When this actually helps
Tone is where a lot of writing quietly goes wrong. You don’t notice it until someone reads your message the way you didn’t mean it.
- That follow-up to a client who went quiet. Persuasive, not desperate.
- A reply to an upset customer. Empathetic, so it lands as “I get it” instead of “here’s our policy.”
- A Slack message to your boss that you want to sound sure of yourself. Confident, not arrogant.
- A LinkedIn note where Casual reads better than the corporate voice you default to.
- Cleaning up a quick draft into something Professional before it goes to the whole team.
Honestly, even just running your own writing through two different tones side by side teaches you a lot about how you come across.
A few things to keep in mind
The model is good with tone, but it’s not you. Read the output before you send it. Sometimes a “Confident” rewrite gets a touch too pushy, or “Formal” goes stiffer than you’d like. When that happens, tweak a word or two, or run it again. Shorter inputs (a paragraph or an email) come back cleaner than a 2,000-word essay.
If you also need to fix grammar or trim length, do that first, then change the tone last. Tone is the finishing pass.
Questions people ask
Will it change the meaning of what I wrote? No. It rewrites how something is said, not what’s said. Facts, numbers, names, and your core point stay put.

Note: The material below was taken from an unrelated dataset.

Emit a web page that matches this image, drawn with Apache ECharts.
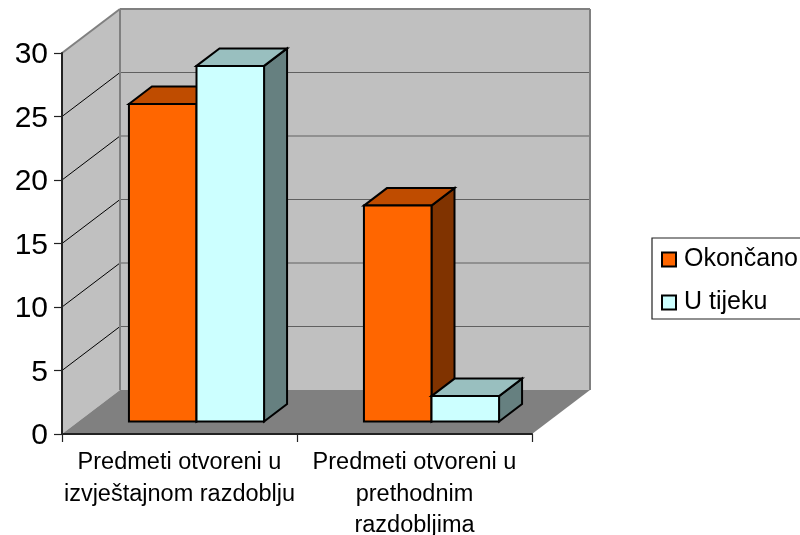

Which tone should I use for a work email? Professional for most things. Formal when it’s a contract, a complaint, or someone senior you don’t know well. Friendly when it’s a teammate.

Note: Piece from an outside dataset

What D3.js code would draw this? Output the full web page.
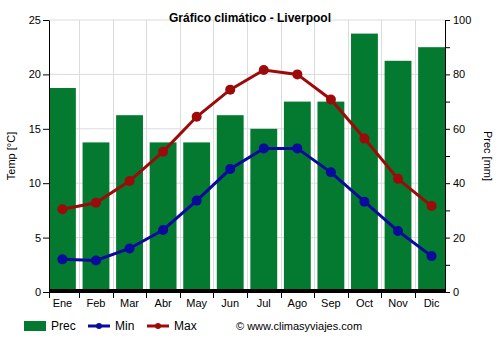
<!DOCTYPE html>
<html><head><meta charset="utf-8">
<script src="https://cdn.jsdelivr.net/npm/d3@7"></script>
<style>body{margin:0;background:#fff}svg{display:block;font-family:"Liberation Sans",Arial,sans-serif}</style>
</head><body><svg id="c" width="500" height="350"></svg>
<script>
const months = ["Ene","Feb","Mar","Abr","May","Jun","Jul","Ago","Sep","Oct","Nov","Dic"];
const prec = [75,55,65,55,55,65,60,70,70,95,85,90];
const tmin = [3.0,2.9,4.0,5.7,8.4,11.3,13.2,13.2,11.0,8.3,5.6,3.3];
const tmax = [7.6,8.2,10.2,12.9,16.1,18.6,20.4,20.0,17.7,14.1,10.4,7.9];
const tempTicks = [0,5,10,15,20,25];
const precTicks = [0,20,40,60,80,100];

const svg = d3.select("#c");
const L=49,R=445,T=20,B=292;
const x = d3.scaleBand().domain(months).range([L,R]).paddingInner(0.2).paddingOuter(0);
const step = x.step();
const yT = d3.scaleLinear().domain([0,25]).range([B,T]);
const yP = d3.scaleLinear().domain([0,100]).range([B,T]);
const cx = m => x(m)+x.bandwidth()/2;

// grid
const g = svg.append("g");
g.selectAll("line.h").data(tempTicks).join("line")
  .attr("x1",L).attr("x2",R).attr("y1",d=>yT(d)).attr("y2",d=>yT(d))
  .attr("stroke","#dcdcdc").attr("stroke-width",1);
g.selectAll("line.v").data(months.slice(1)).join("line")
  .attr("x1",d=>Math.round(x(d)-x.step()*0.1)+0.5).attr("x2",d=>Math.round(x(d)-x.step()*0.1)+0.5)
  .attr("y1",T).attr("y2",B).attr("stroke","#dcdcdc");

// bars
svg.append("g").selectAll("rect").data(prec).join("rect")
  .attr("x",(d,i)=>x(months[i])).attr("width",x.bandwidth())
  .attr("y",d=>yP(d)).attr("height",d=>B-yP(d)).attr("fill","#037a2f");
svg.append("rect").attr("x",L).attr("y",B-3).attr("width",R-L).attr("height",3).attr("fill","#000");

// lines
function series(data,color){
  const line=d3.line().x((d,i)=>cx(months[i])).y(d=>yT(d));
  svg.append("path").datum(data).attr("d",line).attr("fill","none").attr("stroke",color).attr("stroke-width",3);
  svg.append("g").selectAll("circle").data(data).join("circle")
    .attr("cx",(d,i)=>cx(months[i])).attr("cy",d=>yT(d)).attr("r",5).attr("fill",color);
}
series(tmin,"#0a0a9c");
series(tmax,"#9c0a0a");

// axes
const axL = d3.axisLeft(yT).tickValues(tempTicks).tickSize(6).tickSizeOuter(0);
const gl = svg.append("g").attr("transform",`translate(${L},0)`).call(axL);
const axR = d3.axisRight(yP).tickValues(d3.range(0,101,10)).tickSize(5).tickSizeOuter(0)
  .tickFormat(d=>precTicks.includes(d)?d:"");
const gr = svg.append("g").attr("transform",`translate(${R},0)`).call(axR);
const axB = d3.axisBottom(x).tickSize(0).tickSizeOuter(0);
const gb = svg.append("g").attr("transform",`translate(0,${B})`).call(axB);
gb.select(".domain").remove();
svg.append("line").attr("x1",L).attr("x2",R).attr("y1",B+0.5).attr("y2",B+0.5).attr("stroke","#000");
svg.append("g").selectAll("line").data(months).join("line")
  .attr("x1",d=>Math.round(x(d)-(d==="Ene"?0:x.step()*0.1))+0.5).attr("x2",d=>Math.round(x(d)-(d==="Ene"?0:x.step()*0.1))+0.5)
  .attr("y1",B).attr("y2",B+6).attr("stroke","#000");
[gl,gr,gb].forEach(a=>{a.selectAll("text").attr("font-size",11).attr("fill","#000").attr("font-family","Liberation Sans, Arial, sans-serif");
  a.selectAll("line,path").attr("stroke","#000");});
gb.selectAll("text").attr("dy","1.1em");
gl.selectAll("text").attr("x",-8);
gr.selectAll("text").attr("x",8);

// titles
svg.append("text").attr("x",250).attr("y",22).attr("text-anchor","middle").attr("font-size",12).attr("font-weight","bold").text("Gráfico climático - Liverpool");
svg.append("text").attr("transform","translate(15,156) rotate(-90)").attr("text-anchor","middle").attr("font-size",11).text("Temp [°C]");
svg.append("text").attr("transform","translate(484,156) rotate(90)").attr("text-anchor","middle").attr("font-size",11).text("Prec [mm]");

// legend
const lg = svg.append("g").attr("font-size",12);
lg.append("rect").attr("x",24).attr("y",321).attr("width",22).attr("height",10).attr("fill","#037a2f");
lg.append("text").attr("x",51).attr("y",330).text("Prec");
[[88,"#0a0a9c","Min"],[147,"#9c0a0a","Max"]].forEach(([lx,c,t])=>{
  lg.append("line").attr("x1",lx).attr("x2",lx+22).attr("y1",326).attr("y2",326).attr("stroke",c).attr("stroke-width",3);
  lg.append("circle").attr("cx",lx+11).attr("cy",326).attr("r",3).attr("fill",c);
  lg.append("text").attr("x",lx+27).attr("y",330).text(t);
});
lg.append("text").attr("x",236).attr("y",330).attr("font-size",11).text("© www.climasyviajes.com");
</script></body></html>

Does it work on languages other than English? It handles common languages reasonably well, but English gives the most reliable results. For other languages, double-check the output reads naturally.

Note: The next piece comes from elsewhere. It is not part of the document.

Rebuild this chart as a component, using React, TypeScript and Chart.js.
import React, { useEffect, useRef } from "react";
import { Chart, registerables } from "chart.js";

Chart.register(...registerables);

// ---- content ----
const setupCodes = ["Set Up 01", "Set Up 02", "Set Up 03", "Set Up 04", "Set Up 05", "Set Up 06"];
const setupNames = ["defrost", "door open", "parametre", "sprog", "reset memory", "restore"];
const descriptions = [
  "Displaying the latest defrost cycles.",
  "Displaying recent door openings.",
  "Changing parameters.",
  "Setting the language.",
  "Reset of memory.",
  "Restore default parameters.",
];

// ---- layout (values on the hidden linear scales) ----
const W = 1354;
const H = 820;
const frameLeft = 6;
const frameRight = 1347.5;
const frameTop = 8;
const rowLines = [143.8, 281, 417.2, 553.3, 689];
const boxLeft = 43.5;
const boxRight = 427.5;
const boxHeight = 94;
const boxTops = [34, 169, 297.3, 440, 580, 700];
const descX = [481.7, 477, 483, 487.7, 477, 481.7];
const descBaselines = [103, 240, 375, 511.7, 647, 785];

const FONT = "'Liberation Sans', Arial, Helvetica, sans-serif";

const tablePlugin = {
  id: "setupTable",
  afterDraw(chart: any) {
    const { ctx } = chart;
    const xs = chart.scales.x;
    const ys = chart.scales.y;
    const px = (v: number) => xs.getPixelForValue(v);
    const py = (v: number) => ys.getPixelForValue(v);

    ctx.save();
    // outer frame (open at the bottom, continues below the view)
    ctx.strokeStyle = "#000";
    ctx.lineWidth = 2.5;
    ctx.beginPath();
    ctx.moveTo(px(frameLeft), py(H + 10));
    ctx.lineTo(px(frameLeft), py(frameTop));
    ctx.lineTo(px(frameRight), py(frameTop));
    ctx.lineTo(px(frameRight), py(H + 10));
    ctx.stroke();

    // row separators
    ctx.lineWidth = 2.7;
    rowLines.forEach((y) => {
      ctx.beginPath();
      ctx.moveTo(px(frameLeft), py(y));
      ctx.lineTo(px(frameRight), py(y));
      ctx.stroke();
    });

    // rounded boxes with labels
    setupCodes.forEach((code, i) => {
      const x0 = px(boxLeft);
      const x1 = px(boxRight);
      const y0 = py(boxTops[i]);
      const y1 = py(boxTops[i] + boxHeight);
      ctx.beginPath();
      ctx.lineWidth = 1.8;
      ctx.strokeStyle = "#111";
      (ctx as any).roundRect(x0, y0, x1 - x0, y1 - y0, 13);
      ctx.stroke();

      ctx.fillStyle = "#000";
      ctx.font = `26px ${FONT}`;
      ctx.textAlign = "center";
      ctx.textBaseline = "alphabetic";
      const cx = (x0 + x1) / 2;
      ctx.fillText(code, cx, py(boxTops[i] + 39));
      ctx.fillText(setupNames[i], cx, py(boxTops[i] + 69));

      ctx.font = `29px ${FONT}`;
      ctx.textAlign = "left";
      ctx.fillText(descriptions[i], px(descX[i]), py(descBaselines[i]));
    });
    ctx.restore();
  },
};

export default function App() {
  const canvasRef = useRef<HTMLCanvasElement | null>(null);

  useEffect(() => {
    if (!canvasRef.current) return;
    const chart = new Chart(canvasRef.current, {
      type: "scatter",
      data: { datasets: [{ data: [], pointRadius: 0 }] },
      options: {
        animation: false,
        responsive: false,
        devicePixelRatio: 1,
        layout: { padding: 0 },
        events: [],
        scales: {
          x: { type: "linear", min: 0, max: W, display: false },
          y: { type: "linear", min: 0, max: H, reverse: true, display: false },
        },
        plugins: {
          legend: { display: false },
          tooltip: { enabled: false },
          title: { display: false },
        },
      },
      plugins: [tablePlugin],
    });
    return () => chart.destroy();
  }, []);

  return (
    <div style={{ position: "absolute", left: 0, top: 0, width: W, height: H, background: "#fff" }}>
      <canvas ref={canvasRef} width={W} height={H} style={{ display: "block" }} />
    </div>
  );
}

Can I run the same text through more than one tone? Yes, and it’s a good habit. Compare a Confident version against a Friendly one and pick whichever fits the reader.
Is there a length limit? There’s a practical cap. An email or a few paragraphs is the sweet spot. For very long text, split it and re-tone the parts you care about most.
Does it cost anything? No. Use it as often as you want, no account needed.